Stated problem: Take the lines from the beginning of the data below through the line holding "import * as" and return exactly those.
* Start *
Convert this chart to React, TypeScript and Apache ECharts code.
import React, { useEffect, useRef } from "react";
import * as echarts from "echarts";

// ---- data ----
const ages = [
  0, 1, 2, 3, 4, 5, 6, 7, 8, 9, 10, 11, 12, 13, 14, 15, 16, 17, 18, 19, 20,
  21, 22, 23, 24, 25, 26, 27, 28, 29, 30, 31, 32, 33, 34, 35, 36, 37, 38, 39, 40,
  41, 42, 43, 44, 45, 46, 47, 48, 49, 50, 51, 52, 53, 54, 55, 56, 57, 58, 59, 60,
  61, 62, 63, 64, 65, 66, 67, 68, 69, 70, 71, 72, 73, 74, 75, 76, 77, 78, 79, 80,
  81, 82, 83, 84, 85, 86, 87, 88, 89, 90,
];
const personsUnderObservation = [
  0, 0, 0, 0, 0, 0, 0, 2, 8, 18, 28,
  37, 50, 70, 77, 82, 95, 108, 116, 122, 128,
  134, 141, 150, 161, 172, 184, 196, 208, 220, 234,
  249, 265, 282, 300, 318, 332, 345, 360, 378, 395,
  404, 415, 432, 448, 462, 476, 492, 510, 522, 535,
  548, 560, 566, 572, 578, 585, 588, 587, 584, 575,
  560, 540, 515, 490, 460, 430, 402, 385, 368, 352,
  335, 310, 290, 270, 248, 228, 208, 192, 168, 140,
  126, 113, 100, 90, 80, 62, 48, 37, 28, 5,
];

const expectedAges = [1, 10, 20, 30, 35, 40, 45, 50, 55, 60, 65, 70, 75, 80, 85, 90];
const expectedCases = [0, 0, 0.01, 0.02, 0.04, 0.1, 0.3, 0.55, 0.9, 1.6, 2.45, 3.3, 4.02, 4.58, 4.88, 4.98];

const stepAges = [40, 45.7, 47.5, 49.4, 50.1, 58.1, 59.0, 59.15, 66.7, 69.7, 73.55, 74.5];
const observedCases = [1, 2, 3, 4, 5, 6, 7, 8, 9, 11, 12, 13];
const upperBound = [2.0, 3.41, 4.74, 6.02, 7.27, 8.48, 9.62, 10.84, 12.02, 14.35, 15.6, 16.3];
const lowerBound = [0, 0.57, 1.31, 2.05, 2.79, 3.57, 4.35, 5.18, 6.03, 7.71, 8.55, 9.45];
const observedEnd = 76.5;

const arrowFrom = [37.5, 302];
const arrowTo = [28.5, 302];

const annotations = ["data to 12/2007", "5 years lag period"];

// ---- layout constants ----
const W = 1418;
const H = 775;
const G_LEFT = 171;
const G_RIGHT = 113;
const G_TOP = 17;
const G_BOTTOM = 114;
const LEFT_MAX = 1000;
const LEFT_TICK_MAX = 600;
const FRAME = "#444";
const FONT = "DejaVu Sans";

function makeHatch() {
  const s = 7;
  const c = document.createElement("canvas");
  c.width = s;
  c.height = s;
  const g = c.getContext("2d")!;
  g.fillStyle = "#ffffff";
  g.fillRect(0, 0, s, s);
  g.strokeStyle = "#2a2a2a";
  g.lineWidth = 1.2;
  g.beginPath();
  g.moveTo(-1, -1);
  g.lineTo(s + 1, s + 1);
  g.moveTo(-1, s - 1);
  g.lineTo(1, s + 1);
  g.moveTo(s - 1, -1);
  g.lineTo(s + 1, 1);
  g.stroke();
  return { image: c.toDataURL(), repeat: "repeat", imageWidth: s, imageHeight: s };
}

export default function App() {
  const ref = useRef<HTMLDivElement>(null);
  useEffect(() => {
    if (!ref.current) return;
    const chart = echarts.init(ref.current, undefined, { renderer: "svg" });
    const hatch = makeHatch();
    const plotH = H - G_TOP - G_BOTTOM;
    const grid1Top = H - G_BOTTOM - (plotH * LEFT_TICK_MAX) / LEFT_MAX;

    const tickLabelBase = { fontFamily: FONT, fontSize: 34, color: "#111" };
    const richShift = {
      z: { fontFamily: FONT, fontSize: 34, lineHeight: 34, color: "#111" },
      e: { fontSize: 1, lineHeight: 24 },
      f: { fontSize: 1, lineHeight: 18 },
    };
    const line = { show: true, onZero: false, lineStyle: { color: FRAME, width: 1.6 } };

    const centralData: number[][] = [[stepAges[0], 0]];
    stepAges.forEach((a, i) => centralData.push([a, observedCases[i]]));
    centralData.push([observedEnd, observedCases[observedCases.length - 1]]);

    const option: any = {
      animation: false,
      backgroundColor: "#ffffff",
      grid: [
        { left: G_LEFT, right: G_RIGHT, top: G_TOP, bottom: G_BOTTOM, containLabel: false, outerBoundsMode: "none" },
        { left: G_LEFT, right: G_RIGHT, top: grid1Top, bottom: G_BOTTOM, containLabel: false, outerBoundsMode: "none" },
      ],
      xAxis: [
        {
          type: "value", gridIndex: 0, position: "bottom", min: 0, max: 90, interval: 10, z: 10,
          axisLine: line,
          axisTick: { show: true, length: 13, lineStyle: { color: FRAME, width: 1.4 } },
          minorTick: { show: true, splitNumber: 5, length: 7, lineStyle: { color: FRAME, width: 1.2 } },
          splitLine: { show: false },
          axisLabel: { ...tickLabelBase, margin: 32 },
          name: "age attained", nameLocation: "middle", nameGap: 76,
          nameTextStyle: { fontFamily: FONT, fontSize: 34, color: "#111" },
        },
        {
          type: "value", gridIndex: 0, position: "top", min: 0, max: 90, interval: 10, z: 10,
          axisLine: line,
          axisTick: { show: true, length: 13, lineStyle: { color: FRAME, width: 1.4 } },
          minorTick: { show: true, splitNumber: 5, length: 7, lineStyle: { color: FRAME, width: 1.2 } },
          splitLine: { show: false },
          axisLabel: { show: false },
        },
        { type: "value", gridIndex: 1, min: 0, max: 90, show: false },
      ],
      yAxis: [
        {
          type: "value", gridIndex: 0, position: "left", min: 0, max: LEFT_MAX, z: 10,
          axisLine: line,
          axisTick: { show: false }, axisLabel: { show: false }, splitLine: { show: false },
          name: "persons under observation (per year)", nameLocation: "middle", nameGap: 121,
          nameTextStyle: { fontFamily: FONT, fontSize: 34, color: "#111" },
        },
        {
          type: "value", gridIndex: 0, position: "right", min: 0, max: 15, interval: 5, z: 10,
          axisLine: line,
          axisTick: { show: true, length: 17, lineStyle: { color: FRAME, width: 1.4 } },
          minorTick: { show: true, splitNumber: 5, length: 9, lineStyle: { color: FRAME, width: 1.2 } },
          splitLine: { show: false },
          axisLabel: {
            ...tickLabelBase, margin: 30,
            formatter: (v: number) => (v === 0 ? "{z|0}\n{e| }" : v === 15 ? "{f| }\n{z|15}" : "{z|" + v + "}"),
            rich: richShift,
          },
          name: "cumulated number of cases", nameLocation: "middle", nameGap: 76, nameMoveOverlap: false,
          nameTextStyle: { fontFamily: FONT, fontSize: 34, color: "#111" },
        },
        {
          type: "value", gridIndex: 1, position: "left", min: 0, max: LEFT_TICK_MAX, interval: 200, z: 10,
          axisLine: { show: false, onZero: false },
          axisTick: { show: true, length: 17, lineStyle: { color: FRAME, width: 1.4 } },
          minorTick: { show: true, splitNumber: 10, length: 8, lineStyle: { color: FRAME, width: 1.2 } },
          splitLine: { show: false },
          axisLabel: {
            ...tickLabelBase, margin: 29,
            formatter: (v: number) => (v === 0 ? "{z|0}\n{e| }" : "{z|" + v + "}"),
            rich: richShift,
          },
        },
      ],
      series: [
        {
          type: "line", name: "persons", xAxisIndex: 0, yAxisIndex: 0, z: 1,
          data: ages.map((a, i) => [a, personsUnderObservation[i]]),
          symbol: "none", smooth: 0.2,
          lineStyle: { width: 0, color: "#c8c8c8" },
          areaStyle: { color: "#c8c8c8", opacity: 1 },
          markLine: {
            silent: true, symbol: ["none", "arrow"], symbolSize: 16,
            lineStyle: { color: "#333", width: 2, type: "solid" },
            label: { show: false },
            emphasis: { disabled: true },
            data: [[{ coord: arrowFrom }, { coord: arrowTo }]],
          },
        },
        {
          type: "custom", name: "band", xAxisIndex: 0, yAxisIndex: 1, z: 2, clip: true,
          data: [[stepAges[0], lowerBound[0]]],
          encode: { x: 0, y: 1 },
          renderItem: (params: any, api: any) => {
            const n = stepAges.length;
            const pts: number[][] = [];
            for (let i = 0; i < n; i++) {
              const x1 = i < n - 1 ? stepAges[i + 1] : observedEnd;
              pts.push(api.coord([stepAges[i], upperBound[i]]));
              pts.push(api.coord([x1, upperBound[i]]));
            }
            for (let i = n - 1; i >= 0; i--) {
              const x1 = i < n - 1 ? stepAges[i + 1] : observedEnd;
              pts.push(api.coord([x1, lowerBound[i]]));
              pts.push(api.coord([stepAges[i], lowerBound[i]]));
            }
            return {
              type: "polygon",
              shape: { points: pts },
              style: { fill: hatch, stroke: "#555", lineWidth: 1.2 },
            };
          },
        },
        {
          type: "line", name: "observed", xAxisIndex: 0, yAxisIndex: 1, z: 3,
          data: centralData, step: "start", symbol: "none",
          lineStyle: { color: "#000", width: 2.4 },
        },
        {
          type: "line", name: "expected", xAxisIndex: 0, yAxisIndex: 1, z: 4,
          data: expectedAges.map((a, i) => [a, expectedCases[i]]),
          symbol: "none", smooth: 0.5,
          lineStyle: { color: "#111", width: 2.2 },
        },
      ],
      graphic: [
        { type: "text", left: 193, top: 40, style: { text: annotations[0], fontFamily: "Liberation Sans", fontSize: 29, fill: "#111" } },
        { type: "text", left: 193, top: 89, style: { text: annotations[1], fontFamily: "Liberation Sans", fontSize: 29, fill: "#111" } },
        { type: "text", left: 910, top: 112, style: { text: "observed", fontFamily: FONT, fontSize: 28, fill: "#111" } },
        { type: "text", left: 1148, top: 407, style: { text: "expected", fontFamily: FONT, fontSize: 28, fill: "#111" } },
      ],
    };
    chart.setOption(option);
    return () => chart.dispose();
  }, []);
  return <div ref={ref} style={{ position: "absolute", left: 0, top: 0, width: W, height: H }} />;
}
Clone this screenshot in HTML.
* End *
Task solution:
Convert this chart to React, TypeScript and Apache ECharts code.
import React, { useEffect, useRef } from "react";
import * as echarts from "echarts";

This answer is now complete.